A prehistoric activity/settlement site, provisionally dated by a pottery rim sherd recovered there, and a similar undated activity/settlement site were identified on small hillocks adjacent to the higher-elevation/low-lying boggy ground boundary. Both consisted of clusters of round, oval and arc-shaped pits containing charcoal-rich soils.
The probable northern extension of the M7 Scheme Park 1 West cluster of prehistoric cremation burial-pits was also identified during testing, and included a possible small stone cist, intermixed with narrow cross-hatched ploughmarks of indeterminate age and possibly overlain with scattered early medieval/medieval archaeology (as with the Park 1 West excavation, ibid.)
A shallow ring-ditch, 12m in diameter and of possible prehistoric to early medieval date, with scattered pits nearby, was identified in the higher elevation lands, but within a shallow bowl-shaped hollow in the natural gradient near the gentle western slope down off those lands.

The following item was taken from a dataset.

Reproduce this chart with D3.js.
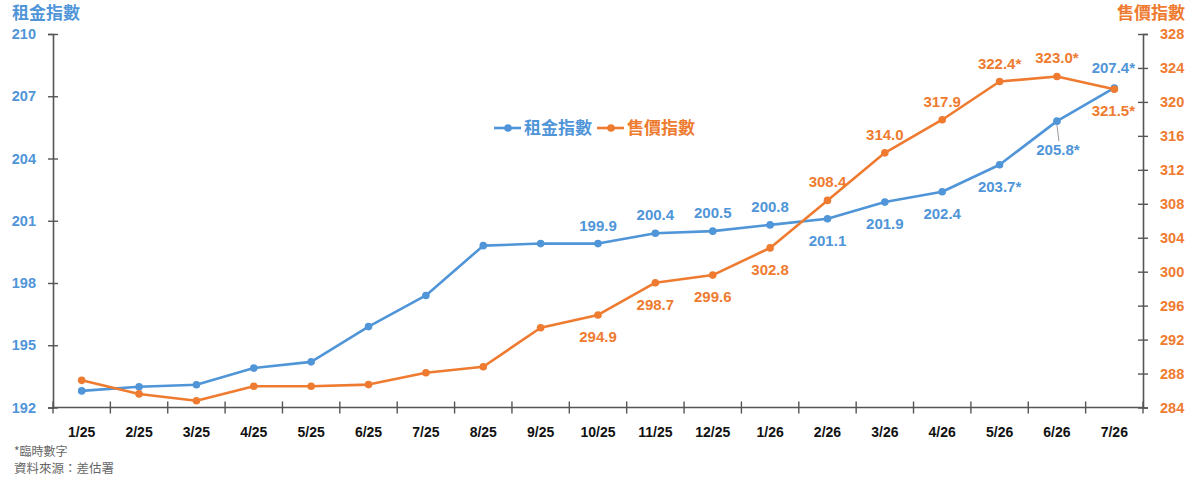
<!DOCTYPE html>
<html>
<head>
<meta charset="utf-8">
<script src="https://cdn.jsdelivr.net/npm/d3@7"></script>
<style>
  body { margin: 0; background: #fff; }
  text { font-family: "Liberation Sans", Arial, "Noto Sans CJK TC", sans-serif; }
  .cjk { font-family: "Noto Sans CJK TC", "Noto Sans CJK SC", sans-serif; }
</style>
</head>
<body>
<div id="container"></div>
<script>
const months = ["1/25", "2/25", "3/25", "4/25", "5/25", "6/25", "7/25", "8/25", "9/25", "10/25",
  "11/25", "12/25", "1/26", "2/26", "3/26", "4/26", "5/26", "6/26", "7/26"];
const rent = [192.8, 193.0, 193.1, 193.9, 194.2, 195.9, 197.4, 199.8, 199.9, 199.9,
  200.4, 200.5, 200.8, 201.1, 201.9, 202.4, 203.7, 205.8, 207.4];
const price = [287.2, 285.6, 284.8, 286.5, 286.5, 286.7, 288.1, 288.8, 293.4, 294.9,
  298.7, 299.6, 302.8, 308.4, 314.0, 317.9, 322.4, 323.0, 321.5];
const rentTicks = [192, 195, 198, 201, 204, 207, 210];
const priceTicks = [284, 288, 292, 296, 300, 304, 308, 312, 316, 320, 324, 328];
const provisional = ["5/26", "6/26", "7/26"];
const labelFrom = "10/25";

const blue = "#4f95d8";
const orange = "#ee7b30";

window.onload = () => {
  const width = 1200, height = 482;
  const left = 53, right = 1143, top = 34, bottom = 407.5;

  const svg = d3.select("#container")
    .append("svg")
    .attr("width", width)
    .attr("height", height);

  const x = d3.scaleBand()
    .domain(months)
    .range([left, right])
    .padding(0);
  const cx = d => x(d) + x.bandwidth() / 2;

  const yL = d3.scaleLinear().domain([192, 210]).range([bottom, top]);
  const yR = d3.scaleLinear().domain([284, 328]).range([bottom, top]);

  // left axis
  const gl = svg.append("g")
    .attr("transform", "translate(" + left + ",0)")
    .call(d3.axisLeft(yL).tickValues(rentTicks).tickSize(5).tickPadding(12));
  gl.selectAll(".tick line").attr("x2", -5).attr("x1", 5);

  // right axis
  const gr = svg.append("g")
    .attr("transform", "translate(" + right + ",0)")
    .call(d3.axisRight(yR).tickValues(priceTicks).tickSize(5).tickPadding(12));
  gr.selectAll(".tick line").attr("x1", -5).attr("x2", 5);

  // bottom axis, ticks at the band boundaries
  const bounds = months.map(m => x(m)).concat([right]);
  const gb = svg.append("g")
    .attr("transform", "translate(0," + bottom + ")");
  gb.append("line").attr("x1", left).attr("x2", right)
    .attr("stroke", "#555").attr("stroke-width", 1.6);
  gb.selectAll(".bt").data(bounds).enter().append("line")
    .attr("x1", d => d).attr("x2", d => d)
    .attr("y1", -6).attr("y2", 6)
    .attr("stroke", "#555").attr("stroke-width", 1.4);
  gb.selectAll(".bl").data(months).enter().append("text")
    .attr("x", d => cx(d)).attr("y", 29)
    .attr("text-anchor", "middle")
    .attr("font-size", 14).attr("font-weight", "bold")
    .attr("fill", "#111")
    .text(d => d);

  [gl, gr].forEach(g => {
    g.select(".domain").attr("stroke", "#555").attr("stroke-width", 1.6);
    g.selectAll(".tick line").attr("stroke", "#555").attr("stroke-width", 1.4);
    g.selectAll(".tick text").attr("font-size", 14.5).attr("font-weight", "bold")
      .attr("font-family", "Liberation Sans, Arial");
  });
  gl.selectAll(".tick text").attr("fill", blue);
  gr.selectAll(".tick text").attr("fill", orange);

  // axis titles
  svg.append("text").attr("class", "cjk")
    .attr("x", 12).attr("y", 19)
    .attr("font-size", 17).attr("font-weight", "bold")
    .attr("fill", blue).text("租金指數");
  svg.append("text").attr("class", "cjk")
    .attr("x", 1185).attr("y", 19)
    .attr("text-anchor", "end")
    .attr("font-size", 17).attr("font-weight", "bold")
    .attr("fill", orange).text("售價指數");

  // series
  const series = [
    {name: "租金指數", values: rent, y: yL, color: blue},
    {name: "售價指數", values: price, y: yR, color: orange}
  ];

  series.forEach(s => {
    const pts = months.map((m, i) => ({m: m, v: s.values[i]}));
    const line = d3.line().x(d => cx(d.m)).y(d => s.y(d.v));
    svg.append("path")
      .datum(pts)
      .attr("fill", "none")
      .attr("stroke", s.color)
      .attr("stroke-width", 2.6)
      .attr("stroke-linejoin", "round")
      .attr("d", line);
    svg.selectAll(null).data(pts).enter().append("circle")
      .attr("cx", d => cx(d.m))
      .attr("cy", d => s.y(d.v))
      .attr("r", 3.8)
      .attr("fill", s.color);
  });

  // data labels
  const start = months.indexOf(labelFrom);
  const fmt = (m, v) => v.toFixed(1) + (provisional.includes(m) ? "*" : "");

  const rentAbove = ["10/25", "11/25", "12/25", "1/26", "7/26"];
  months.forEach((m, i) => {
    if (i < start) return;
    const px = cx(m), py = yL(rent[i]);
    let dy = rentAbove.includes(m) ? -13 : 27;
    let dx = 0;
    if (m === "6/26") { dy = 34; dx = 1; }
    if (m === "7/26") { dx = -1; dy = -15; }
    if (m === "6/26") {
      svg.append("line")
        .attr("x1", px).attr("y1", py + 4)
        .attr("x2", px + 2).attr("y2", py + 20)
        .attr("stroke", "#999").attr("stroke-width", 1);
    }
    svg.append("text")
      .attr("x", px + dx).attr("y", py + dy)
      .attr("text-anchor", "middle")
      .attr("font-size", 15).attr("font-weight", "bold")
      .attr("fill", blue)
      .text(fmt(m, rent[i]));
  });

  const priceAbove = ["2/26", "3/26", "4/26", "5/26", "6/26"];
  months.forEach((m, i) => {
    if (i < start) return;
    const px = cx(m), py = yR(price[i]);
    let dy = priceAbove.includes(m) ? -13 : 27;
    let dx = 0;
    if (m === "7/26") { dx = -1; dy = 27; }
    svg.append("text")
      .attr("x", px + dx).attr("y", py + dy)
      .attr("text-anchor", "middle")
      .attr("font-size", 15).attr("font-weight", "bold")
      .attr("fill", orange)
      .text(fmt(m, price[i]));
  });

  // legend
  const lg = svg.append("g").attr("transform", "translate(494,128)");
  let lx = 0;
  series.forEach(s => {
    lg.append("line").attr("x1", lx).attr("x2", lx + 27)
      .attr("y1", 0).attr("y2", 0)
      .attr("stroke", s.color).attr("stroke-width", 2.6);
    lg.append("circle").attr("cx", lx + 14).attr("cy", 0).attr("r", 3.8).attr("fill", s.color);
    const t = lg.append("text").attr("class", "cjk")
      .attr("x", lx + 30).attr("y", 6)
      .attr("font-size", 17).attr("font-weight", "bold")
      .attr("fill", s.color).text(s.name);
    lx += 30 + t.node().getComputedTextLength() + 5;
  });

  // footnotes
  svg.append("text").attr("class", "cjk")
    .attr("x", 14).attr("y", 456)
    .attr("font-size", 12).attr("fill", "#666")
    .text("*臨時數字");
  svg.append("text").attr("class", "cjk")
    .attr("x", 14).attr("y", 473)
    .attr("font-size", 12.5).attr("fill", "#666")
    .text("資料來源：差估署");
};
</script>
</body>
</html>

A large area on the higher elevation lands, some 125m by 75m, contained low-density, scattered curvilinear ditches and agricultural ploughmarks of indeterminate date that may be of archaeological interest. Considering their landscape context, the former may be early medieval to medieval in origin and appear to bound a former field. The latter may represent remnant medieval or early post-medieval field systems; they appear to relate to each other.
A second large area, also on higher-elevation lands and measuring some 160m by 75m, contained low-density, scattered pits interspersed with less frequent possible post-holes and occasional narrow linear features. The features are of indeterminate date, but typically contained charcoal-rich fills. Like features excavated in the M7 Scheme Park 1 site and elsewhere along that road scheme, they may represent truncated grain storage pits and/or corn-drying kilns, perhaps interspersed with, or overlying, other scattered activity/settlement remains.

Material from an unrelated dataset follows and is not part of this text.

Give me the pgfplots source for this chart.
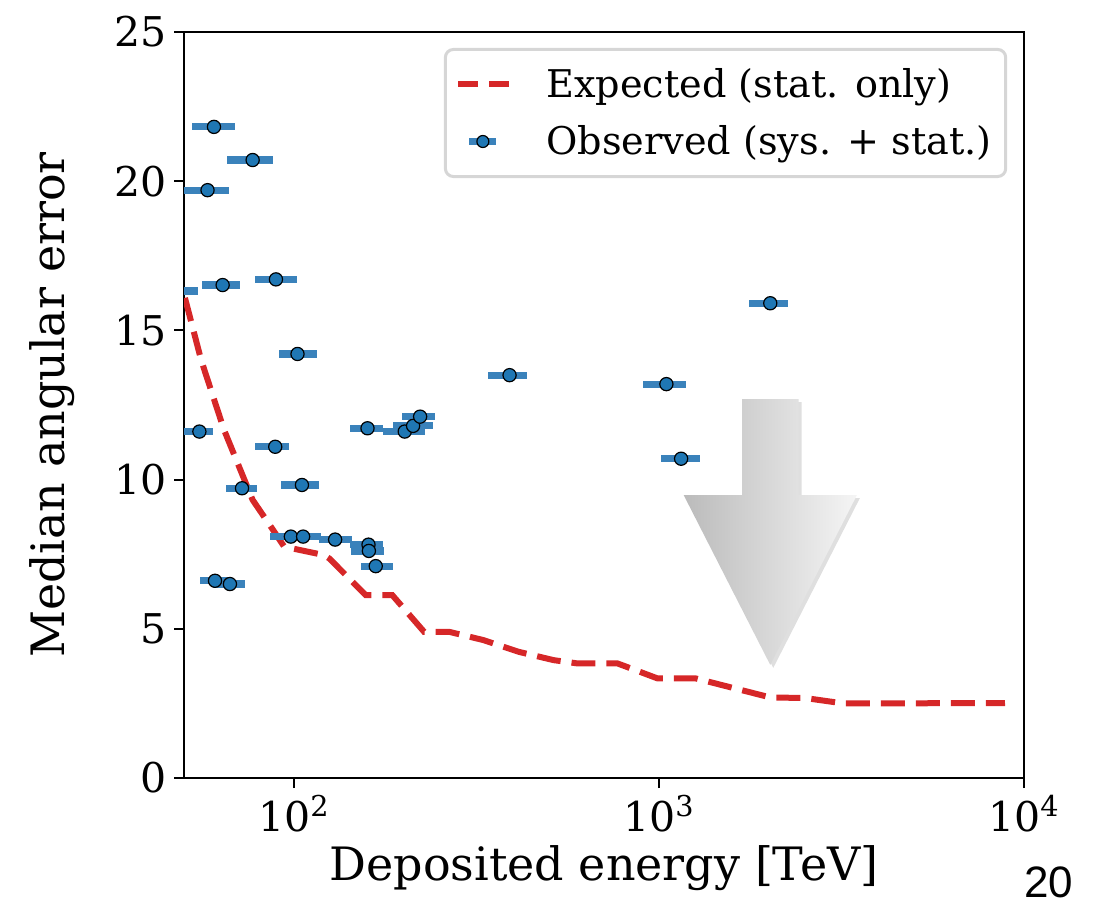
\documentclass[border=0pt]{standalone}
\usepackage{fontspec}
\setmainfont{DejaVu Serif}
\newfontfamily\pagefont{Liberation Sans}
\usepackage{pgfplots}
\usepackage{pgfplotstable}
\pgfplotsset{compat=1.18}
\usetikzlibrary{shadows}
\definecolor{mred}{HTML}{D62728}
\definecolor{mblue}{HTML}{1F77B4}
\definecolor{ebar}{HTML}{3A82BB}
\definecolor{lgray}{HTML}{D6D6D6}
\definecolor{arrL}{HTML}{BBBBBB}
\definecolor{arrR}{HTML}{F5F5F5}

\pgfplotstableread{
x y lo hi
60.4 21.82 52.6 69.0
77.1 20.71 65.5 87.4
58.0 19.70 49.5 66.5
63.8 16.52 55.9 71.0
89.3 16.71 78.5 101.9
47.0 16.32 39.4 54.6
102.3 14.21 90.8 115.6
389.8 13.50 340 434
55.1 11.61 50.1 60.1
159.1 11.72 142.6 174.9
88.9 11.10 78.5 97.1
201.2 11.61 174.9 228.8
212.1 11.80 186.7 241
221.7 12.11 197.5 243
72.1 9.71 65.2 79.3
105.2 9.82 92.1 117.5
98.1 8.09 85.8 110
106.0 8.09 94 118.6
129.7 7.99 117.5 143.9
160.1 7.82 142.6 175.8
160.5 7.61 143 176
167.6 7.10 152.4 186.7
60.8 6.61 55.3 66.5
66.8 6.50 60 73.5
2018 15.91 1762 2255
1048 13.20 905 1183
1150 10.70 1016 1294
}\obs

\newcommand\tickfont{\fontsize{20.5}{24}\selectfont}
\newcommand\labfont{\fontsize{23}{27}\selectfont}
\newcommand\legfont{\fontsize{19.1}{23}\selectfont}

\begin{document}
\begin{tikzpicture}
\path[use as bounding box] (-92pt,-70pt) rectangle (463pt,389pt);
\begin{axis}[
  at={(0,0)}, anchor=south west,
  scale only axis, width=420pt, height=373pt,
  xmode=log, log basis x=10,
  xmin=50, xmax=10000, ymin=0, ymax=25,
  xtick={100,1000,10000},
  xticklabels={10\textsuperscript{2},10\textsuperscript{3},10\textsuperscript{4}},
  ytick={0,5,10,15,20,25},
  tick pos=left, tick align=outside,
  major tick length=5pt, minor tick length=3pt,
  every tick/.style={black, line width=1pt},
  axis line style={line width=1pt},
  /pgf/number format/assume math mode=true,
  tick label style={font=\tickfont},
  xlabel={Deposited energy [TeV]},
  ylabel={Median angular error},
  every axis x label/.style={at={(axis description cs:0.5,0)}, anchor=center, yshift=-45pt, font=\labfont},
  every axis y label/.style={at={(axis description cs:0,0.5)}, anchor=center, xshift=-66pt, rotate=90, font=\labfont},
  clip marker paths=true,
  legend style={at={(rel axis cs:0.98,0.9786)}, anchor=north east,
    draw=lgray, line width=1.5pt, rounded corners=4pt, font=\legfont,
    inner xsep=5pt, inner ysep=7.5pt, row sep=8.5pt, column sep=15pt},
  legend cell align=left,
]
\path[drop shadow={opacity=0.25, shadow xshift=1.5pt, shadow yshift=-1.5pt},
      left color=arrL, right color=arrR]
  (axis cs:1689,12.70) -- (axis cs:2413,12.70) -- (axis cs:2413,9.48)
  -- (axis cs:3485,9.48) -- (axis cs:2018,3.79) -- (axis cs:1169,9.48)
  -- (axis cs:1689,9.48) -- cycle;

\addplot[mred, line width=3pt, dash pattern=on 12pt off 5.5pt,
  legend image code/.code={\draw[mred, line width=3pt, dash pattern=on 10pt off 5.5pt] (0pt,0pt) -- (25.5pt,0pt);}]
coordinates {
(50.3,16.09) (55.7,14.01) (64.4,11.66) (77.1,9.32) (86.5,8.42) (94.1,7.75)
(121,7.47) (124.9,7.36) (157.4,6.13) (186,6.13) (227.3,4.90) (266,4.90)
(331,4.62) (412.6,4.23) (514.5,3.95) (598,3.84) (770,3.84) (990,3.34)
(1259,3.34) (2018,2.70) (2517,2.68) (3198,2.50) (8870,2.51)
};
\addlegendentry{Expected (stat. only)}

\addplot[only marks, mark=*, mark size=3.3pt,
  mark options={fill=mblue, draw=black, line width=0.6pt},
  legend image code/.code={
    \draw[ebar, line width=3.5pt] (5.5pt,0pt) -- (19pt,0pt);
    \draw[fill=mblue, draw=black, line width=0.6pt] (12.25pt,0pt) circle (3pt);},
  error bars/.cd, x dir=both, x explicit, error mark=none,
  error bar style={line width=3.6pt, ebar}]
  table[x=x, y=y, x error plus expr=\thisrow{hi}-\thisrow{x},
        x error minus expr=\thisrow{x}-\thisrow{lo}] {\obs};
\addlegendentry{Observed (sys. + stat.)}
\end{axis}
\node[font=\pagefont\fontsize{22}{26}\selectfont] at (432.5pt,-52pt) {20};
\end{tikzpicture}
\end{document}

The probable north extension of early medieval to medieval settlement/activity excavated in the M7 Park 1 East site was also identified during testing. Within the higher elevation lands, it lies on a low plateau and appears to be bound by an enclosing ditch at the edge of the plateau on its east side (a possible continuation of Park 1 East ditch, C543). North-east/south-west and perpendicular northwest/south-east slot-trenches contained spaced post holes suggesting the surviving remains of a subrectangular building, cut through by later plough-marks.

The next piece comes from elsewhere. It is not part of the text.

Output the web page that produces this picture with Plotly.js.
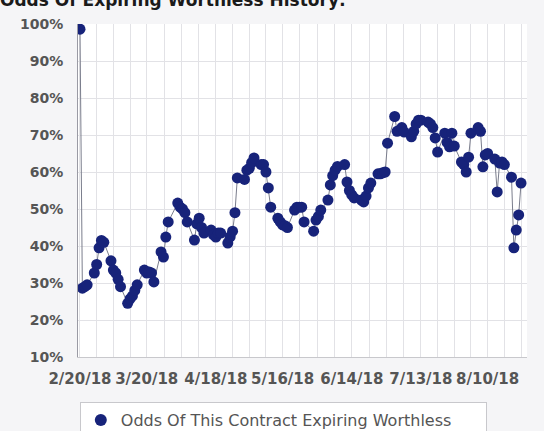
<!DOCTYPE html>
<html>
<head>
<meta charset="utf-8">
<script src="https://cdn.plot.ly/plotly-3.0.1.min.js"></script>
<style>html,body{margin:0;padding:0;background:#f5f5f7;}#chart{width:544px;height:431px;}</style>
</head>
<body>
<div id="chart"></div>
<script>
// Trading dates
var dates = [
"2018-02-20","2018-02-21","2018-02-22","2018-02-23","2018-02-26","2018-02-27","2018-02-28",
"2018-03-01","2018-03-02","2018-03-05","2018-03-06","2018-03-07","2018-03-08","2018-03-09",
"2018-03-12","2018-03-13","2018-03-14","2018-03-15","2018-03-16","2018-03-19","2018-03-20",
"2018-03-21","2018-03-22","2018-03-23","2018-03-26","2018-03-27","2018-03-28","2018-03-29",
"2018-04-02","2018-04-03","2018-04-04","2018-04-05","2018-04-06","2018-04-09","2018-04-10",
"2018-04-11","2018-04-12","2018-04-13","2018-04-16","2018-04-17","2018-04-18","2018-04-19",
"2018-04-20","2018-04-23","2018-04-24","2018-04-25","2018-04-26","2018-04-27","2018-04-30",
"2018-05-01","2018-05-02","2018-05-03","2018-05-04","2018-05-07","2018-05-08","2018-05-09",
"2018-05-10","2018-05-11","2018-05-14","2018-05-15","2018-05-16","2018-05-17","2018-05-18",
"2018-05-21","2018-05-22","2018-05-23","2018-05-24","2018-05-25","2018-05-29","2018-05-30",
"2018-05-31","2018-06-01","2018-06-04","2018-06-05","2018-06-06","2018-06-07","2018-06-08",
"2018-06-11","2018-06-12","2018-06-13","2018-06-14","2018-06-15","2018-06-18","2018-06-19",
"2018-06-20","2018-06-21","2018-06-22","2018-06-25","2018-06-26","2018-06-27","2018-06-28",
"2018-06-29","2018-07-02","2018-07-03","2018-07-05","2018-07-06","2018-07-09","2018-07-10",
"2018-07-11","2018-07-12","2018-07-13","2018-07-16","2018-07-17","2018-07-18","2018-07-19",
"2018-07-20","2018-07-23","2018-07-24","2018-07-25","2018-07-26","2018-07-27","2018-07-30",
"2018-07-31","2018-08-01","2018-08-02","2018-08-03","2018-08-06","2018-08-07","2018-08-08",
"2018-08-09","2018-08-10","2018-08-13","2018-08-14","2018-08-15","2018-08-16","2018-08-17",
"2018-08-20","2018-08-21","2018-08-22","2018-08-23","2018-08-24"
];

// Odds of expiring worthless (%)
var odds = [
98.6,28.6,29,29.5,32.7,35,39.5,
41.5,41,36,33.5,32.7,31,29,
24.5,25.7,26.5,28,29.5,33.5,32.7,
33,32.7,30.3,38.4,37,42.4,46.5,
51.6,50.5,50,49,46.5,41.6,46,
47.5,45,43.5,44.3,43,42.4,43.5,
43.5,40.8,42.5,44,49,58.4,58,
60.5,61,62.5,63.8,62,62,60,
55.7,50.5,47.5,46.5,45.7,45.5,45,
49.7,50.5,50.5,50.5,46.5,44,47,
48,49.7,52.4,56.5,59,60.5,61.5,
62,57.3,55,53.8,53,52.4,51.9,
53.5,55.7,57,59.5,59.5,59.8,60,
67.8,75,71,72,70.8,69.5,71,
73,74,74,73.5,73,72,69.2,
65.4,70.5,68,66.8,70.5,67,62.7,
62,60,64,70.5,72,71,61.4,
64.6,65,63.5,54.6,62.4,62.7,62,
58.6,39.5,44.3,48.4,57
];

var xLabelDates = ["2018-02-20","2018-03-20","2018-04-18","2018-05-16","2018-06-14","2018-07-13","2018-08-10"];
var xLabelText  = ["2/20/18","3/20/18","4/18/18","5/16/18","6/14/18","7/13/18","8/10/18"];
var yTicks = [10,20,30,40,50,60,70,80,90,100];
var yTickText = ["10%","20%","30%","40%","50%","60%","70%","80%","90%","100%"];
var seriesName = "Odds Of This Contract Expiring Worthless";
var chartTitle = "Odds Of Expiring Worthless History:";

// gridlines: each label interval split into 4, labels only at the named dates
var DAY = 86400000;
function ms(s){ return Date.parse(s + "T00:00:00Z"); }
function iso(t){ return new Date(t).toISOString().replace("T"," ").slice(0,19); }
var gridVals = [], gridText = [];
for (var k = 0; k < xLabelDates.length; k++) {
  gridVals.push(xLabelDates[k]); gridText.push(xLabelText[k]);
  var a = ms(xLabelDates[k]);
  var b = (k + 1 < xLabelDates.length) ? ms(xLabelDates[k+1]) : a + 28.5 * DAY;
  for (var q = 1; q < 4; q++) { gridVals.push(iso(a + (b - a) * q / 4)); gridText.push(""); }
}

var navy = "#17237a";
var traces = [
  {
    x: dates, y: odds, type: "scatter", mode: "lines+markers",
    line: {color: "#7a7d8c", width: 1},
    marker: {color: navy, size: 11},
    showlegend: false, hoverinfo: "skip"
  },
  {
    x: [null], y: [null], type: "scatter", mode: "markers",
    name: seriesName, marker: {color: navy, size: 12}, showlegend: true
  }
];

var font = "DejaVu Sans, Arial, sans-serif";
var layout = {
  width: 544, height: 431,
  margin: {l: 78, r: 17, t: 24, b: 74},
  paper_bgcolor: "#f5f5f7",
  plot_bgcolor: "#ffffff",
  showlegend: true,
  hovermode: false,
  title: {
    text: "<b>" + chartTitle + "</b>",
    font: {family: font, size: 17, color: "#1a1a1a"},
    x: 0.0, xanchor: "left", xref: "container",
    y: 1.0, yanchor: "middle", yref: "container"
  },
  xaxis: {
    type: "date",
    range: ["2018-02-19 04:00", "2018-08-26 12:00"],
    tickmode: "array", tickvals: gridVals, ticktext: gridText,
    tickangle: 0,
    showgrid: true, gridcolor: "#e2e2e6", gridwidth: 1,
    showline: true, linecolor: "#c8c8cc",
    ticks: "outside", ticklen: 8, tickcolor: "rgba(0,0,0,0)",
    tickfont: {family: font, size: 15, color: "#555", weight: "bold"},
    zeroline: false, fixedrange: true
  },
  yaxis: {
    range: [10, 100],
    tickmode: "array", tickvals: yTicks, ticktext: yTickText,
    showgrid: true, gridcolor: "#e2e2e6", gridwidth: 1,
    showline: true, linecolor: "#9a9aa4",
    ticks: "outside", ticklen: 11, tickcolor: "rgba(0,0,0,0)",
    tickfont: {family: font, size: 14, color: "#555", weight: "bold"},
    zeroline: false, fixedrange: true
  },
  legend: {
    orientation: "h",
    x: 0.004, xanchor: "left", xref: "paper",
    y: 0.067, yanchor: "top", yref: "container",
    bgcolor: "#ffffff", bordercolor: "#c8c8cc", borderwidth: 1,
    font: {family: font, size: 16, color: "#555"},
    entrywidth: 360, entrywidthmode: "pixels"
  }
};

Plotly.newPlot("chart", traces, layout, {displayModeBar: false, staticPlot: true});
</script>
</body>
</html>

A final location of archaeology, in the higher elevation lands, contained the probably northern circuit of a large sub-oval enclosure ditch, perhaps 70m by over 55m, around an activity/settlement site identified in the Park 1 excavations (ditches C157 and C2112). A single fragment of iron slag was observed in the fill of the ditch; coupled with the Park 1 excavation data, this may suggest an early medieval to medieval date.